Case Study 2: Impact of Economic News

Scenario:

  • Trader: John
  • Account Balance: $5,000
  • Currency Pair: GBP/USD
  • Leverage: 100:1

Trade Execution:

  1. Entry:
    • John expects the UK GDP report to be positive, boosting GBP/USD.
    • He buys 2 mini lots (20,000 units) of GBP/USD at 1.3000 with a $260 margin.
  2. Stop-Loss and Take-Profit:
    • John sets a stop-loss at 1.2950 (50 pips below entry) and a take-profit at 1.3100 (100 pips above entry).
  3. Outcome:
    • The GDP report is worse than expected, and GBP/USD falls.
    • John’s stop-loss is triggered at 1.2950, resulting in a $100 loss (50 pips x $2 per pip).

Analysis:

  • Economic news can significantly impact currency prices.
  • Setting a stop-loss helped John limit his loss despite the adverse news.
  • The high leverage increased John’s exposure, amplifying both potential gains and losses.
Case Study 3: Trading a Range

Scenario:

  • Trader: Emily
  • Account Balance: $20,000
  • Currency Pair: USD/JPY
  • Leverage: 20:1

Trade Execution:

  1. Entry:
    • Emily identifies a range in USD/JPY between 108.00 and 110.00.
    • She decides to sell at the top of the range (110.00) and buy at the bottom (108.00).
  2. Stop-Loss and Take-Profit:
    • For the sell trade at 110.00, Emily sets a stop-loss at 110.50 and a take-profit at 108.50.
    • For the buy trade at 108.00, she sets a stop-loss at 107.50 and a take-profit at 109.50.
  3. Outcome:
    • USD/JPY drops from 110.00 to 108.50, hitting her take-profit.
    • Emily then buys at 108.00, and the price rises to 109.50, hitting her take-profit again.
    • Profit: $1,500 for the sell trade (150 pips x $10 per pip) and $1,500 for the buy trade (150 pips x $10 per pip).

Analysis:

  • Emily’s strategy of trading within a range allowed her to capitalize on predictable price movements.
  • Setting appropriate stop-loss and take-profit levels ensured she managed her risk while securing profits.
Understanding how forex trading works involves grasping key concepts such as bid and ask prices, pips, lot sizes, and leverage.
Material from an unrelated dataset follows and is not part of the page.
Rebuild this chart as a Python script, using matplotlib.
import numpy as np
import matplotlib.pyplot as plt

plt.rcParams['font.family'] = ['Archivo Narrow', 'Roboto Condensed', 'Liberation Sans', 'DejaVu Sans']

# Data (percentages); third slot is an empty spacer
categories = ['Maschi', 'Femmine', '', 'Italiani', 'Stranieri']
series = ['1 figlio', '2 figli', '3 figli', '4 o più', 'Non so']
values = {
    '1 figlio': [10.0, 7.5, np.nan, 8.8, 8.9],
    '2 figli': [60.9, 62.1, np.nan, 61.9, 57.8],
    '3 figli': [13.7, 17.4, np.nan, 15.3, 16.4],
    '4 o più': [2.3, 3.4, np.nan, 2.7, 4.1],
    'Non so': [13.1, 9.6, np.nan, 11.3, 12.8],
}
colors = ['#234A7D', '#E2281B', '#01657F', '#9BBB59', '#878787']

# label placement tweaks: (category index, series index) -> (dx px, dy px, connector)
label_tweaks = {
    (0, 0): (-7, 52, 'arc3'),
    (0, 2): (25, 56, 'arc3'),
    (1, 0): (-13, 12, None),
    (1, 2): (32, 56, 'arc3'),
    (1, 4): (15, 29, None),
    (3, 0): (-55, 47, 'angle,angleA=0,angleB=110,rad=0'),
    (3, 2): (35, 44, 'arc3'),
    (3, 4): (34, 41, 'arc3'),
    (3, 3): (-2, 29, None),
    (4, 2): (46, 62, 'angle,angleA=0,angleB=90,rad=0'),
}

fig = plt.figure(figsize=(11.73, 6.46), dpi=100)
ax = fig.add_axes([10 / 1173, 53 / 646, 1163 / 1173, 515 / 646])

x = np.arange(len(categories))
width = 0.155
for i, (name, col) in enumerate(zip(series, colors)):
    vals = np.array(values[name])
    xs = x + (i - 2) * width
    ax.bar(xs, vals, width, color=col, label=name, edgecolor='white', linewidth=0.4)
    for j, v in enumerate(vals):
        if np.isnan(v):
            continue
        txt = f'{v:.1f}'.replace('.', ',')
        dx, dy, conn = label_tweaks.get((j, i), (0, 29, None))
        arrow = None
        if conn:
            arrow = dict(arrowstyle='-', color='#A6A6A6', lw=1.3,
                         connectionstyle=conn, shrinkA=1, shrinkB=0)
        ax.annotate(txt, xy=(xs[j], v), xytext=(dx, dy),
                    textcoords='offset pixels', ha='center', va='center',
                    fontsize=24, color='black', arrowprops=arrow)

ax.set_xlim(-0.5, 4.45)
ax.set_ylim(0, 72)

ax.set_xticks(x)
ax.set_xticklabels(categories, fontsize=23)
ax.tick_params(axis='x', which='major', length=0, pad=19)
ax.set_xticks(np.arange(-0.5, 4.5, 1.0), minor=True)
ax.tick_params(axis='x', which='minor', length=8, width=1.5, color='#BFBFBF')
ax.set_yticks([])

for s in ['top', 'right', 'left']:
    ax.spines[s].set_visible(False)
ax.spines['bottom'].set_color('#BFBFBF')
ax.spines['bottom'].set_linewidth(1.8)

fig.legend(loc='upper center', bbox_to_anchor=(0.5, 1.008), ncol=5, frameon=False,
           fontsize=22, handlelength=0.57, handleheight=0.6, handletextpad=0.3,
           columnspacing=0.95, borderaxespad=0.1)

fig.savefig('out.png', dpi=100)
Traders use various order types to manage their trades and apply strategies based on market analysis. The case studies illustrate practical applications of these concepts, highlighting the importance of risk management, the impact of economic news, and trading strategies like range trading. By mastering these basics and applying them effectively, traders can navigate the forex market successfully.